The Begining
Like many other people, I have never blogged before so please excuse any mistakes I may make. I'll start with my story. I have been over weight since I can remember. I know that in first grade we made posters with our height and weight on it and I weighed more than anyone else. I went on my first official diet at age 14. My mom and the program (I think it was called Formu3) lied about my age so I could 'officially' take part. That phase passed and although I was bigger, I tried to stay active.
The beginning of putting on serious weight began in high school. In college I began kick boxing which I loved, but I still gained weight. When I was 21 I started Weight Watchers and lost 10 lbs and gained that and more back. The next year I did the same thing. I've since had two kids and am now at the heaviest I have ever been at 311 lbs. I just turned 30 and realized that something has to give. I have tried fad diets which only seem to work for a time. With both of my children I had gestational diabetes and high blood pressure. Thankfully the diabetes went away once my children were born, but my blood pressure is not as good as it was. I have done a lot of thinking and research and decided that I want to do the lap band. I not only want to watch my kids grow up, I want to participate in their lives. I don't want to be tired all the time and out of breath. So the decision has been made on my part, now comes the doctors and insurance.
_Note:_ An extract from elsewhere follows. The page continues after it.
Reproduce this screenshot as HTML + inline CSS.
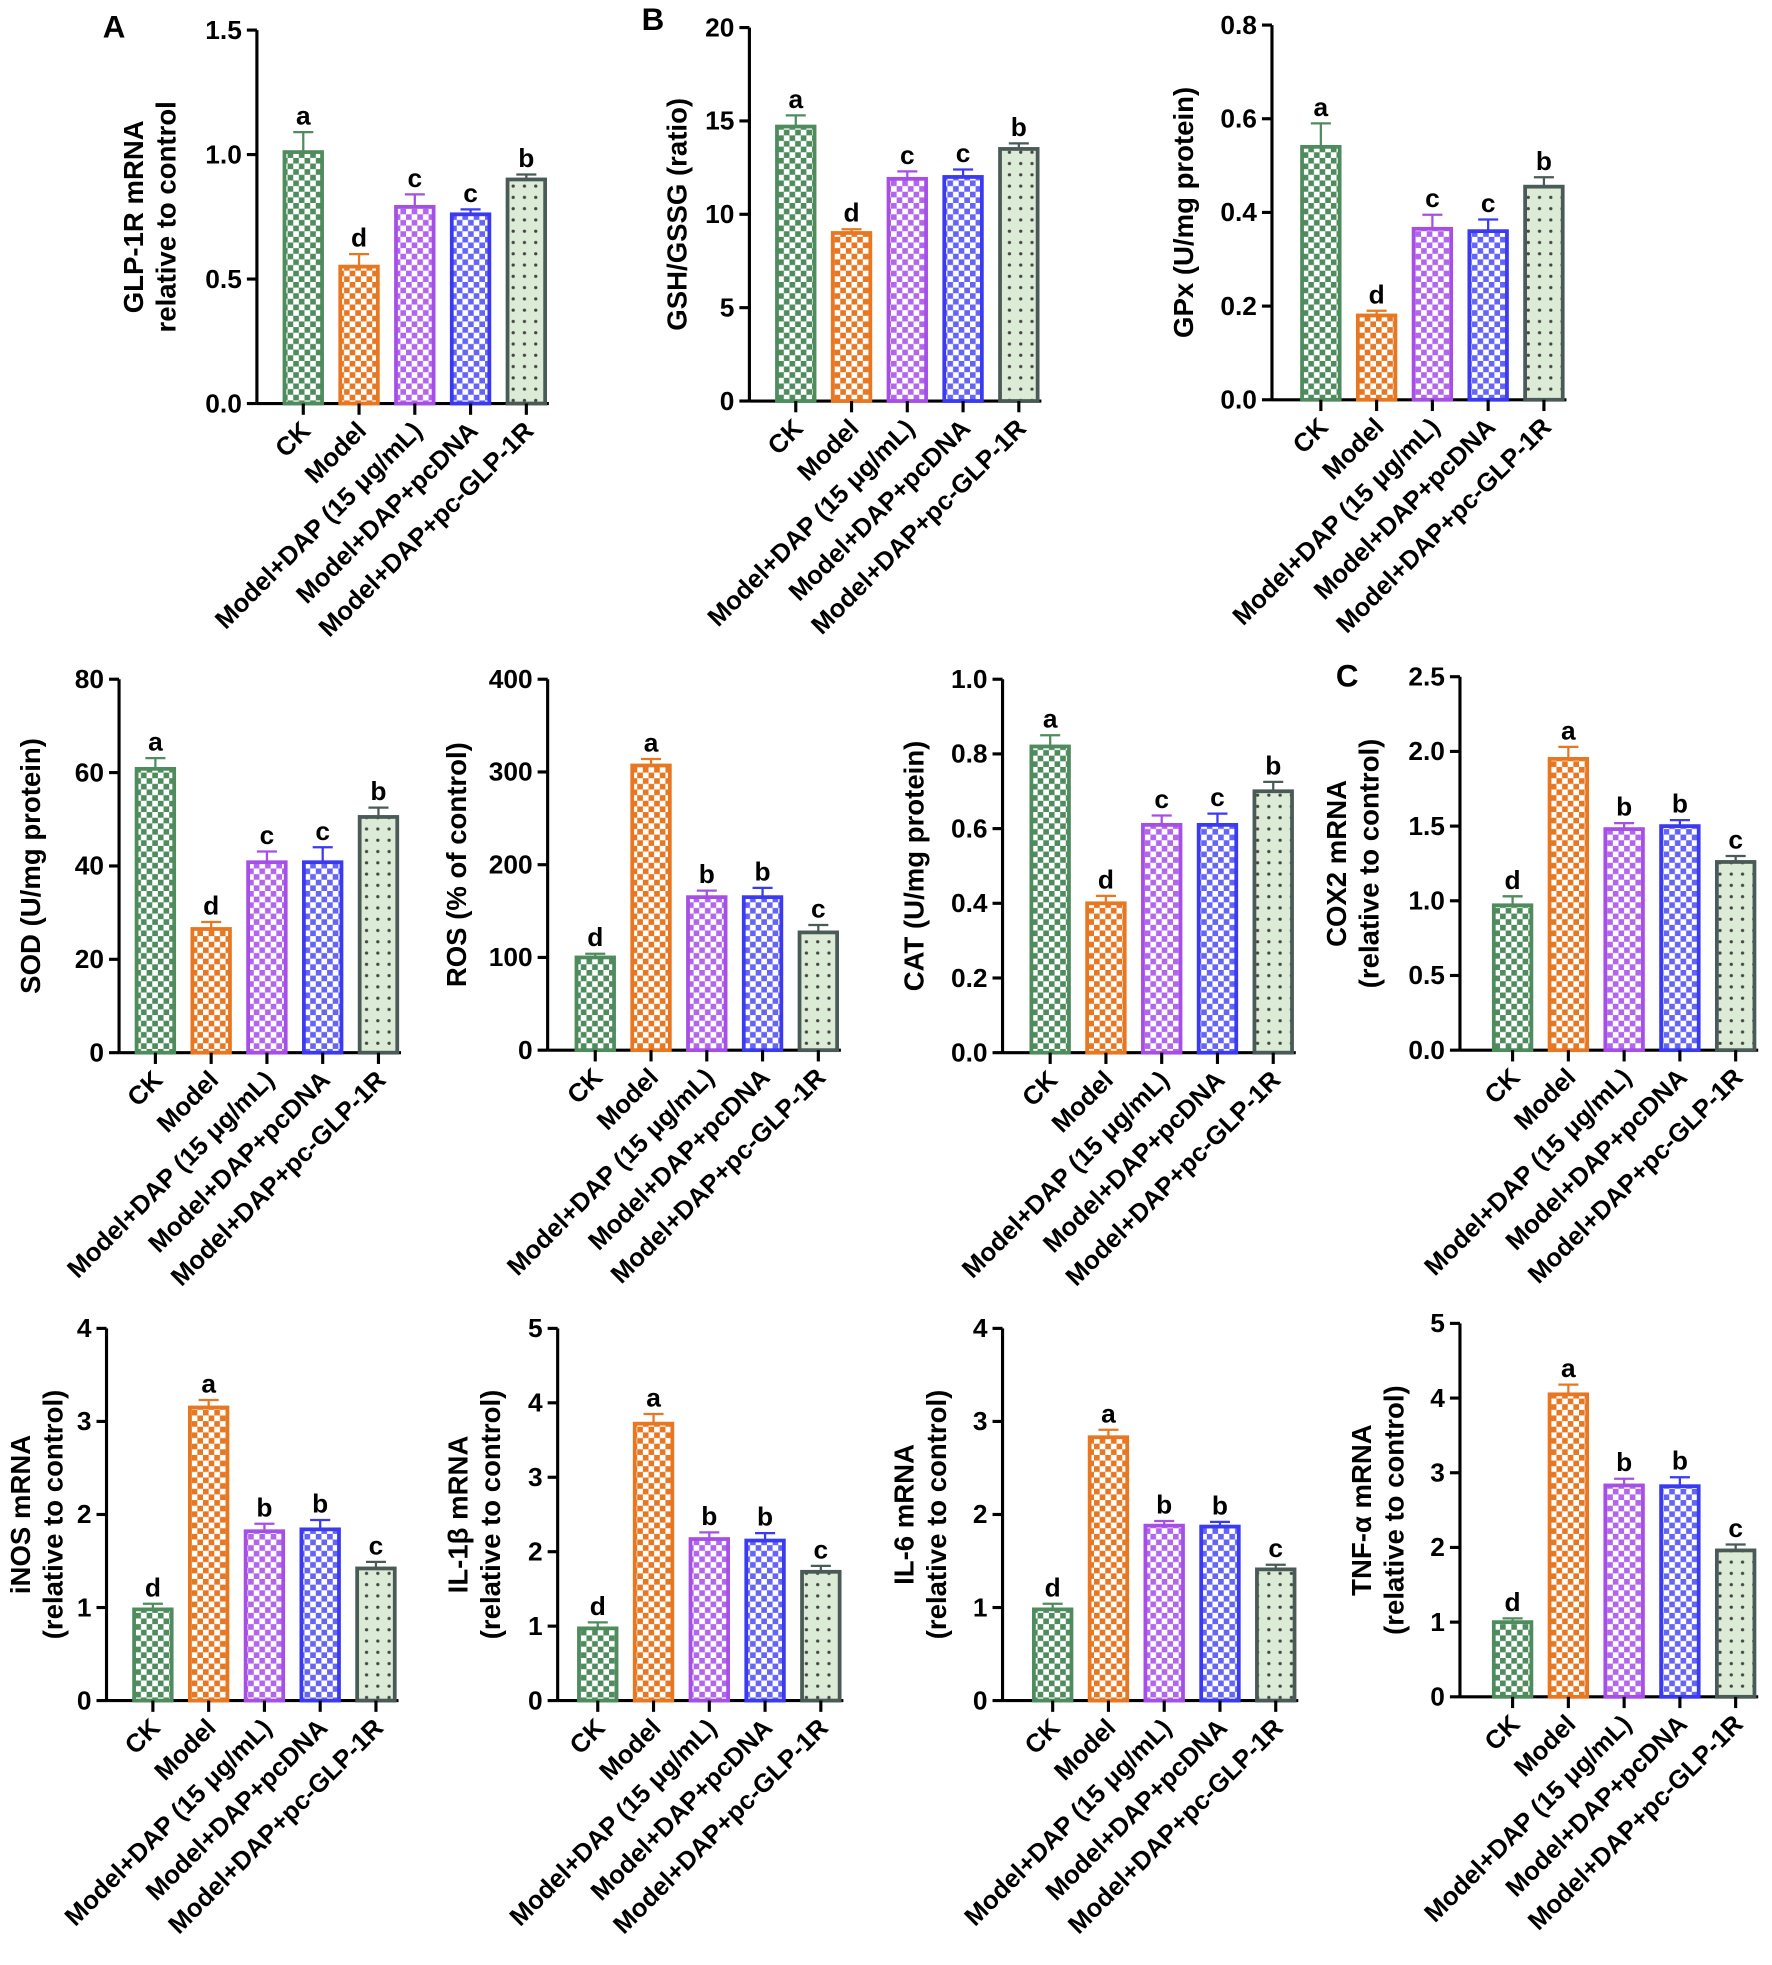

I have an appointment with my PCP early next week. I spoke to my insurance company and they said that I have to have a BMI of 35 or over (mine is 47) and 2 significant medical problems attributed to obesity. I will need to have a test to see if I have sleep apnea, but I don't know if I will qualify since I don't have diabetes at the moment. I have a family history on both sides, including my mother, of diabetes, high blood pressure, obesity, cancer, and heart disease. I don't know if this will be considered when my insurance, GroupHealth Cooperative in WA, takes a look at my case. I'm not even sure if my PCP will refer me, but I'm hoping that he will. I'm anxious to get things started because once I come to a decision to do something I want to get it done NOW. I've read about the time it may take and am willing to do what I have to. I want to change my life and will do what is necessary to do it.. If my insurance will not cover it, I will have to try to find a way to pay for it myself.
So maybe this is too long, or drawn out. I have only told two co-workers and my husband of my plans as I am not sure how my family will take it. If I am approved I will talk to them about it, but for now it is between us, so don't tell them, ok?? I trust you, no worries
Anyway, if you read this thanks. I needed a place to put my thoughts through this journey to my new life.